Keep on reading: The Top 10 Vulnerabilities in IoT Devices
Zero Trust Network Access (ZTNA) Use Cases
Among the critical applications of the zero-trust network include:
According to Gartner, 60% of enterprises plan to phase out most of their remote access VPNs in favor of ZTNA by 2023 because VPNs are slow, offer poor security, and are difficult to manage. A zero-trust network architecture resolves the shortcoming of VPNs.
It takes more time for the IT department to implement ZTNA, but the increase in control and decrease in vulnerabilities are worth it.
Secure multi-cloud access
Companies are increasingly adopting the cloud, and 37% intend to use ZTNA to safeguard their multi-cloud strategies. It allows IT departments to create a fast and secure connection to all computer resources within a company. ZTNA enables secure, close-range access to distributed workgroups, replacing traditional, network-centric security perimeters.
Reduced third-party risk
There are security gaps created by third-party access to enterprise systems, typically granted to third parties.

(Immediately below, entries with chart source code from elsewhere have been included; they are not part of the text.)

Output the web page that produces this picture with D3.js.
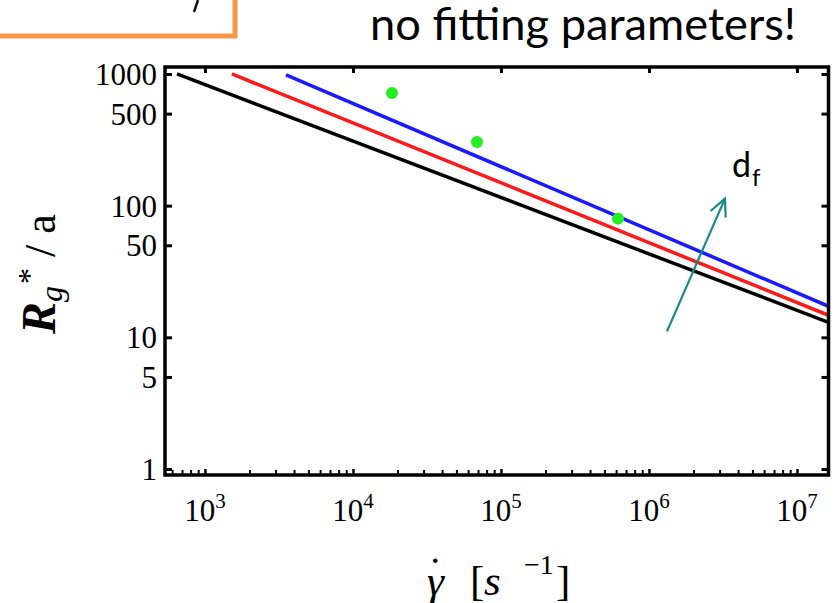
<!DOCTYPE html>
<html>
<head>
<meta charset="utf-8">
<script src="https://cdn.jsdelivr.net/npm/d3@7"></script>
<style>
  body { margin: 0; background: #fff; }
  svg { display: block; }
</style>
</head>
<body>
<svg id="container" width="839" height="603"></svg>
<script>
const svg = d3.select('#container')

// values (x: shear rate, y: Rg*/a)
const xMajor = [1e3, 1e4, 1e5, 1e6, 1e7]
const xExponents = ['3', '4', '5', '6', '7']
const yTicks = [1, 5, 10, 50, 100, 500, 1000]
const yLabels = ['1', '5', '10', '50', '100', '500', '1000']
const blackLine = [[647, 1000], [1.633e7, 13.0]]
const redLine = [[1520, 1000], [1.633e7, 14.7]]
const blueLine = [[3525, 983], [1.633e7, 17.2]]
const greenPoints = [[18340, 718], [68900, 305], [618000, 79.7]]
const arrowPoints = [[1.323e6, 11.1], [3.262e6, 113]]

const plotL = 165, plotR = 828.5, plotT = 67, plotB = 475
const xScale = d3.scaleLog().domain([537, 1.633e7]).range([plotL, plotR])
const yScale = d3.scaleLog().domain([0.9, 1130]).range([plotB, plotT])

// orange box cut off at the top left
svg.append('rect')
  .attr('x', -20).attr('y', -20)
  .attr('width', 255).attr('height', 56)
  .style('fill', 'none')
  .style('stroke', '#f79646')
  .style('stroke-width', 5)
svg.append('path')
  .attr('d', 'M198,0 L194,12')
  .style('stroke', '#111')
  .style('stroke-width', 2.5)

// headline
const note = svg.append('text')
  .attr('x', 370).attr('y', 40)
  .style('font-family', 'Lato, "Noto Sans", sans-serif')
  .style('font-size', '44px')
  .style('fill', '#000')
  .text('no fitting parameters!')
const noteW = note.node().getComputedTextLength()
note.style('font-size', (44 * 426 / noteW) + 'px')

svg.append('clipPath').attr('id', 'plotClip')
  .append('rect')
  .attr('x', plotL).attr('y', plotT)
  .attr('width', plotR - plotL).attr('height', plotB - plotT)

const plot = svg.append('g').attr('clip-path', 'url(#plotClip)')
const line = d3.line().x((d) => xScale(d[0])).y((d) => yScale(d[1]))

const series = [
  { pts: blackLine, color: '#000000' },
  { pts: redLine, color: '#ff1a1a' },
  { pts: blueLine, color: '#1a1aff' }
]
plot.selectAll('path.series')
  .data(series)
  .enter()
  .append('path')
  .attr('class', 'series')
  .attr('d', (d) => line(d.pts))
  .style('fill', 'none')
  .style('stroke', (d) => d.color)
  .style('stroke-width', 3.5)

plot.selectAll('circle')
  .data(greenPoints)
  .enter()
  .append('circle')
  .attr('cx', (d) => xScale(d[0]))
  .attr('cy', (d) => yScale(d[1]))
  .attr('r', 6)
  .style('fill', '#22ee22')

// ticks, all pointing inwards
const minor = xScale.ticks().filter((v) => !xMajor.includes(v))

svg.append('g')
  .attr('transform', `translate(0,${plotB})`)
  .call(d3.axisBottom(xScale).tickValues(minor).tickSize(-5).tickFormat(''))
  .call((g) => g.select('.domain').remove())
  .call((g) => g.selectAll('line').style('stroke-width', 2))
svg.append('g')
  .attr('transform', `translate(0,${plotB})`)
  .call(d3.axisBottom(xScale).tickValues(xMajor).tickSize(-6).tickFormat(''))
  .call((g) => g.select('.domain').remove())
  .call((g) => g.selectAll('line').style('stroke-width', 2.5))
svg.append('g')
  .attr('transform', `translate(0,${plotT})`)
  .call(d3.axisTop(xScale).tickValues(minor).tickSize(-2).tickFormat(''))
  .call((g) => g.select('.domain').remove())
  .call((g) => g.selectAll('line').style('stroke', '#bbb').style('stroke-width', 1))
svg.append('g')
  .attr('transform', `translate(0,${plotT})`)
  .call(d3.axisTop(xScale).tickValues(xMajor).tickSize(-6).tickFormat(''))
  .call((g) => g.select('.domain').remove())
  .call((g) => g.selectAll('line').style('stroke-width', 3))
svg.append('g')
  .attr('transform', `translate(${plotL},0)`)
  .call(d3.axisLeft(yScale).tickValues(yTicks).tickSize(-7).tickFormat(''))
  .call((g) => g.select('.domain').remove())
  .call((g) => g.selectAll('line').style('stroke-width', 3))
svg.append('g')
  .attr('transform', `translate(${plotR},0)`)
  .call(d3.axisRight(yScale).tickValues(yTicks).tickSize(-7).tickFormat(''))
  .call((g) => g.select('.domain').remove())
  .call((g) => g.selectAll('line').style('stroke-width', 3))

// frame
svg.append('rect')
  .attr('x', plotL).attr('y', plotT)
  .attr('width', plotR - plotL).attr('height', plotB - plotT)
  .style('fill', 'none')
  .style('stroke', '#000')
  .style('stroke-width', 3.5)

const serif = '"Liberation Serif", "Times New Roman", serif'

// y tick labels
svg.selectAll('text.ylab')
  .data(yTicks)
  .enter()
  .append('text')
  .attr('class', 'ylab')
  .attr('x', plotL - 8)
  .attr('y', (d) => yScale(d) + 11)
  .attr('text-anchor', 'end')
  .style('font-family', serif)
  .style('font-size', '31px')
  .text((d, i) => yLabels[i])

// x tick labels 10^n
const xl = svg.selectAll('text.xlab')
  .data(xMajor)
  .enter()
  .append('text')
  .attr('class', 'xlab')
  .attr('x', (d) => xScale(d))
  .attr('y', 521)
  .attr('text-anchor', 'middle')
  .style('font-family', serif)
  .style('font-size', '31px')
xl.append('tspan').text('10')
xl.append('tspan')
  .attr('dy', -13)
  .style('font-size', '21px')
  .text((d, i) => xExponents[i])

// x title: gamma-dot [s^-1]
const xt = svg.append('text')
  .attr('y', 595)
  .style('font-family', serif)
  .style('font-size', '43px')
xt.append('tspan').attr('x', 427).style('font-style', 'italic').text('γ')
xt.append('tspan').attr('x', 470).text('[')
xt.append('tspan').attr('x', 484).style('font-style', 'italic').text('s')
xt.append('tspan').attr('x', 524).attr('dy', -21).style('font-size', '28px').text('−1')
xt.append('tspan').attr('x', 556).attr('dy', 21).text(']')
xt.append('tspan').attr('x', 428).attr('y', 587).text('˙')

// y title
const yt = svg.append('text')
  .attr('transform', 'translate(55,334) rotate(-90)')
  .style('font-family', serif)
yt.append('tspan')
  .style('font-size', '48px')
  .style('font-weight', 'bold')
  .style('font-style', 'italic')
  .text('R')
yt.append('tspan')
  .attr('dy', 7)
  .style('font-size', '32px')
  .style('font-style', 'italic')
  .text('g')
yt.append('tspan')
  .attr('dx', 2)
  .attr('dy', -22)
  .style('font-size', '32px')
  .text('*')
yt.append('tspan')
  .attr('dy', 15)
  .style('font-size', '44px')
  .text(' / a')

// d_f arrow
const teal = '#17898b'
const [p0, p1] = arrowPoints.map((d) => [xScale(d[0]), yScale(d[1])])
svg.append('line')
  .attr('x1', p0[0]).attr('y1', p0[1])
  .attr('x2', p1[0]).attr('y2', p1[1])
  .style('stroke', teal)
  .style('stroke-width', 2.2)
const ang = Math.atan2(p1[1] - p0[1], p1[0] - p0[0])
const head = [ang + Math.PI - 0.45, ang + Math.PI + 0.45].map((a) => [p1[0] + 19 * Math.cos(a), p1[1] + 19 * Math.sin(a)])
svg.append('path')
  .attr('d', `M${head[0][0]},${head[0][1]} L${p1[0]},${p1[1]} L${head[1][0]},${head[1][1]}`)
  .style('fill', 'none')
  .style('stroke', teal)
  .style('stroke-width', 2.2)

const df = svg.append('text')
  .attr('x', 732).attr('y', 177)
  .style('font-family', 'Lato, "Noto Sans", sans-serif')
  .style('font-size', '34px')
df.append('tspan').text('d')
df.append('tspan').attr('dx', 1).attr('dy', 9).style('font-size', '24px').text('f')
</script>
</body>
</html>
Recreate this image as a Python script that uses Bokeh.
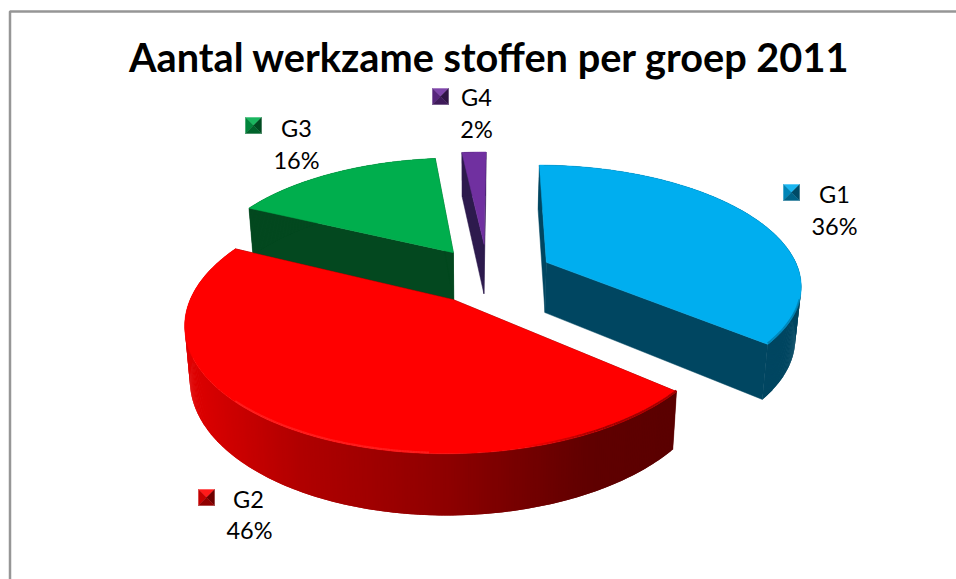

By ensuring that only authorized users can access the network and the applications, ZTNA significantly reduces the risks that third parties could access sensitive data.
Accelerated M&A integration
Integrating traditional M&As can take multiple years because of the overlapping IPs and networks that organizations must converge. Through ZTNA, a successful merger and acquisition can be made less time-consuming and easier to manage, providing immediate value to your business.
Considerations for ZTNA
An organization should consider several things when deciding on the ZTNA solution:
Are there any requirements for installing an endpoint agent? Which operating systems are supported? Unless ZTNA technologies support clientless technologies, they may not be able to provide third-party user access and BYOD capabilities.
Can the trust broker remain associated with the data path after the device or user passes authentication?
Gartner recommends ZTNA service providers for enterprises because they are easier to deploy, more accessible, and better equipped to protect users from DDoS attacks.
How does partial or complete cloaking or the ability to allow or block inbound connections affect the security requirements of isolated applications?
What are the authentication standards that the trust broker supports? Is there an option for integrating into a cloud-based or local directory identity service?
VPNs, firewalls, and other perimeter security measures will not be replaced overnight by ZTNA services. But in time, and as new security models go live, organizations will begin to focus on ZTNA, identity, and access management solutions over the “castle-and-moat” approach to network security.